Ergin’in koğuş arkadaşlarından biri belden aşağısı felçli Serdal Yıldırım, diğeri ise boynundan aşağısı felçli Abdullah Turan. Hiçbiri kendi başına yaşamını idame ettiremez. Ama şu anda üçü birbirine bakmaya çalışıyor. Devlet hasta tutukluları öldürmüyor, ölüme terk ediyor.
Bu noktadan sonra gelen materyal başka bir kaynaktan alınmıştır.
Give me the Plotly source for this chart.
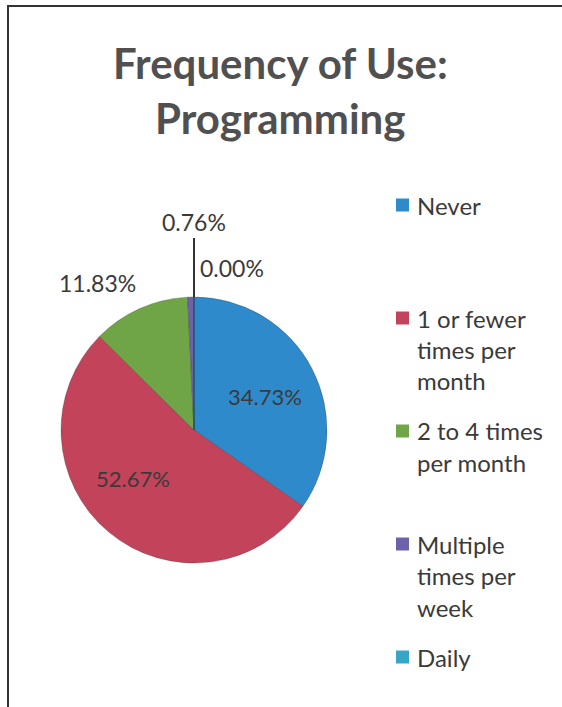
import plotly.graph_objects as go

# ---- data ----
categories = ["Never", "1 or fewer times per month", "2 to 4 times per month",
              "Multiple times per week", "Daily"]
legend_labels = ["Never", "1 or fewer<br>times per<br>month", "2 to 4 times<br>per month",
                 "Multiple<br>times per<br>week", "Daily"]
values = [34.73, 52.67, 11.83, 0.76, 0.00]
colors = ["#2E8ACB", "#C2435A", "#6FA546", "#6B62AA", "#35A6C6"]
title_lines = ["Frequency of Use:", "Programming"]

W, H = 562, 707
FONT = "Lato"
GREY = "#505050"
TXT = "#3a3a3a"


def px_x(x):
    return x / W


def px_y(y):
    return 1 - y / H


# pie geometry (pixels)
cx, cy, r = 194, 430, 133

fig = go.Figure()
fig.add_trace(go.Pie(
    labels=categories,
    values=values,
    sort=False,
    direction="clockwise",
    rotation=0,
    marker=dict(colors=colors, line=dict(color="rgba(40,40,40,0.35)", width=0.8)),
    textinfo="none",
    showlegend=False,
    hoverinfo="label+value",
    domain=dict(x=[px_x(cx - r), px_x(cx + r)], y=[px_y(cy + r), px_y(cy - r)]),
))

annotations = []
# title
for i, line in enumerate(title_lines):
    annotations.append(dict(
        text=f"<b>{line}</b>", x=px_x(280), y=px_y(63 + 55 * i),
        xref="paper", yref="paper", xanchor="center", yanchor="middle",
        showarrow=False, font=dict(family=FONT, size=42, color=GREY)))

# data labels (label placement as in the original Excel layout)
label_pos = [
    (0, 265, 397),
    (1, 133, 478),
    (2, 97, 283),
    (3, 194, 222),
    (4, 232, 268),
]
for idx, lx, ly in label_pos:
    annotations.append(dict(
        text=f"{values[idx]:.2f}%", x=px_x(lx), y=px_y(ly),
        xref="paper", yref="paper", xanchor="center", yanchor="middle",
        showarrow=False, font=dict(family=FONT, size=22 if idx < 2 else 23, color=TXT)))

# legend
leg_x_sq = 396
leg_x_txt = 415
y0, step, lh = 205, 113, 31.5
shapes = []
for i, (lab, col) in enumerate(zip(legend_labels, colors)):
    yy = y0 + step * i
    shapes.append(dict(type="rect", xref="paper", yref="paper",
                       x0=px_x(leg_x_sq), x1=px_x(leg_x_sq + 13),
                       y0=px_y(yy + 6.5), y1=px_y(yy - 6.5),
                       fillcolor=col, line=dict(width=0)))
    for j, part in enumerate(lab.split("<br>")):
        annotations.append(dict(
            text=part, x=px_x(leg_x_txt), y=px_y(yy + lh * j),
            xref="paper", yref="paper", xanchor="left", yanchor="middle",
            showarrow=False, font=dict(family=FONT, size=24, color=TXT)))

# leader line for 0.76%
shapes.append(dict(type="line", xref="paper", yref="paper",
                   x0=px_x(cx), x1=px_x(cx), y0=px_y(cy - r), y1=px_y(238),
                   line=dict(color="#333333", width=2)))

# outer frame
shapes.append(dict(type="rect", xref="paper", yref="paper",
                   x0=px_x(8), x1=1.1, y0=-0.1, y1=px_y(6),
                   line=dict(color="#333333", width=2), fillcolor="rgba(0,0,0,0)"))

fig.update_layout(
    width=W, height=H,
    margin=dict(l=0, r=0, t=0, b=0),
    paper_bgcolor="white", plot_bgcolor="white",
    annotations=annotations, shapes=shapes,
)

fig.write_html("out.html")
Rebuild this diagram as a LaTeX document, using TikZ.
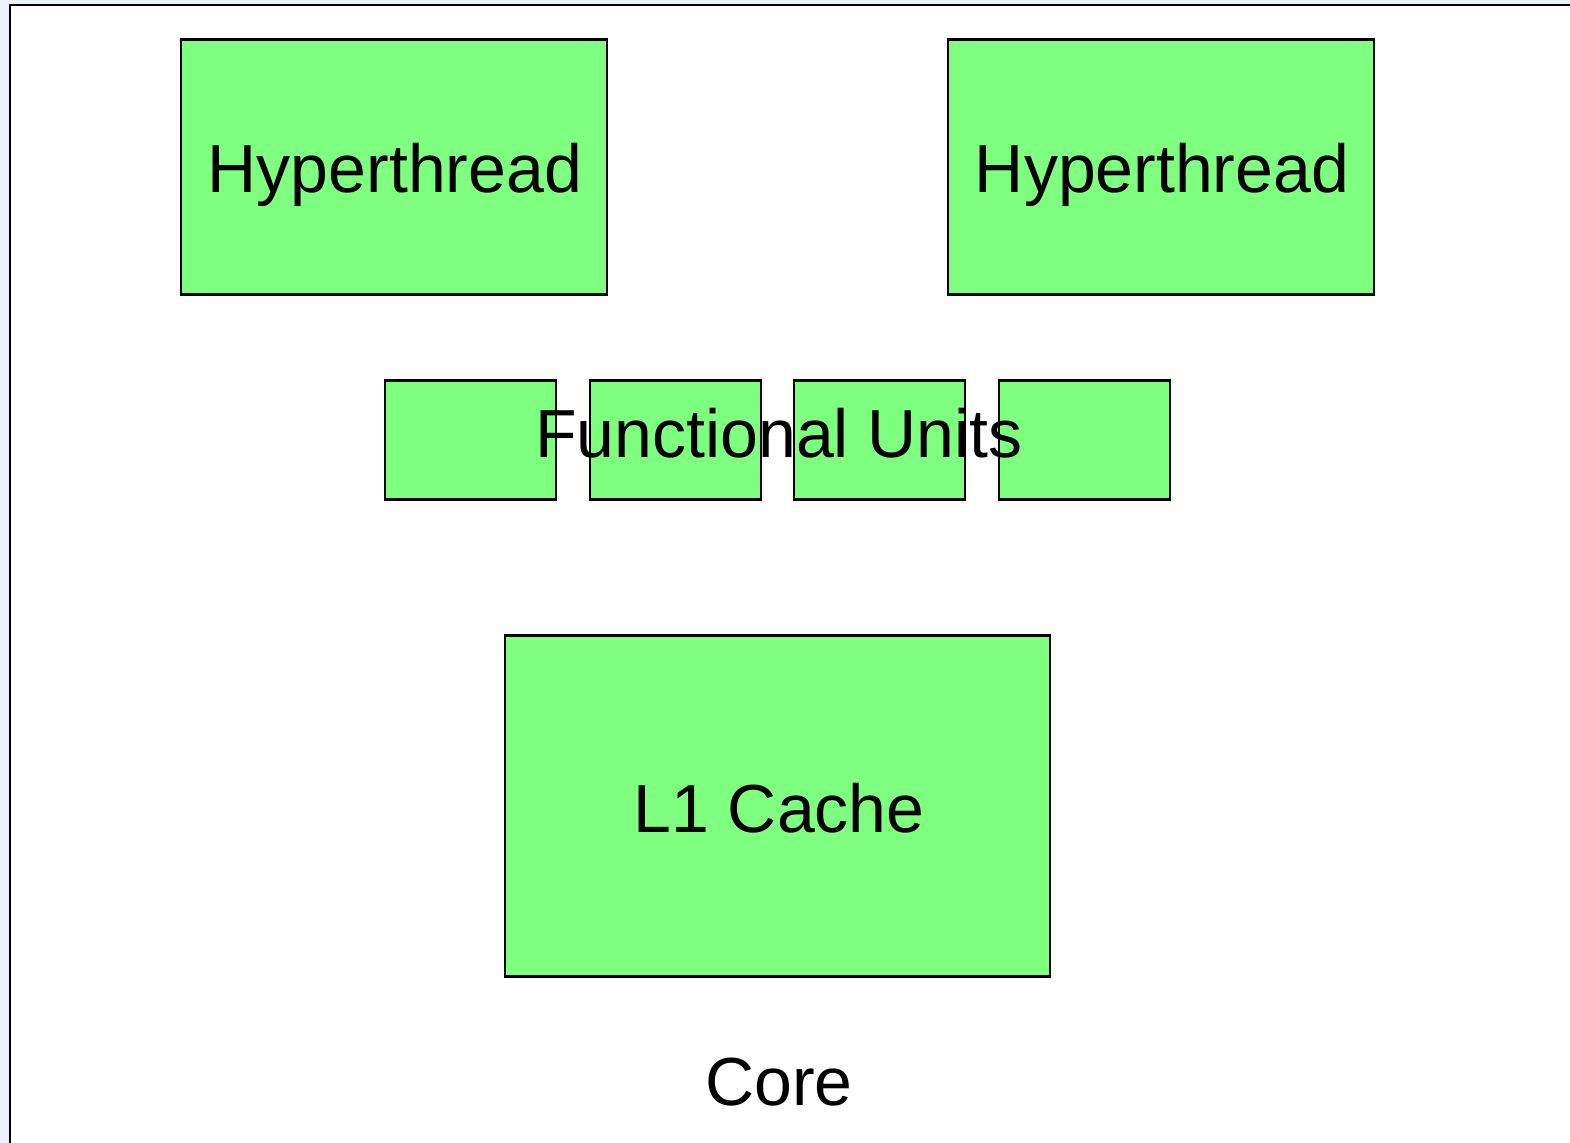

Tanıklıklar unutulmaz. Ergin Aktaş ile bir dönem aynı cezaevinde kaldım. Beraber aynı etkinliğe çıkıyorduk. Ergin’e sigara uzatıyor, çayını içmesine yardım ediyorduk. Metris’e götürülene kadar da arkadaşları onun bakımını üstlenmişti. Devlet kimsenin dayanışmasına tahammül edemeyecek kadar korkak. Aslında işin aslı dayanışmadan korkuyorlar. Dayanışmadan moral doğar çünkü. Devlet her şeyi çok iyi biliyor, iyiliği de bu yüzden kriminalize ederek hapsetmeye çalışıyor. Basında çıkan haberlere göre üç hasta tutuklunun çamaşır yıkama çilesi şöyle: İki eli olmayan Ergin Aktaş’ın ayaklarıyla ezerek yıkadığı çamaşırları, belden aşağısı felçli olan Serdal Yıldırım elleriyle sıkarak asıyor. Abdullah Turan ise boynundan aşağısı felçli olduğu için hiçbir şey yapamıyor. Ayıca Abdullah Turan’ın hapşırması ölümcül derecede riskleri tetikliyor. Tüm bunlara rağmen cezaevinde ısrarla tutuluyorlar.
2019 yılında 50 tutuklu cezaevlerinde öldü. Yıla dağıldığı için münferitleşiyor. Aslında bu bir katliamdır. Halen devam ettirilmek ve sayılara indirilmek istenen bilinçli bir katliam. Siyasi tutuklular için mapushane yata yata bitmiyor.
Resmi ideoloji mezara kadar kelepçe hukukunu her yere sirayet ettiriyor ve bunda diretiyor. Bu hukuk düşman hukukunun tezahürüdür. Hiçbir “ama” veya mazeret bunu örtmez. Türlü laf güzellemesi de değiştirmez. Hastaya böyle davranmak, toprağa karışana kadar kelepçeli tutmanın isteğidir. Hukuk engizisyona, cezaevleri ise toplama kamplarına özentili. Kötülüklerin yarıştığı bu zalım yılların adı da Ortaçağ faşizmi.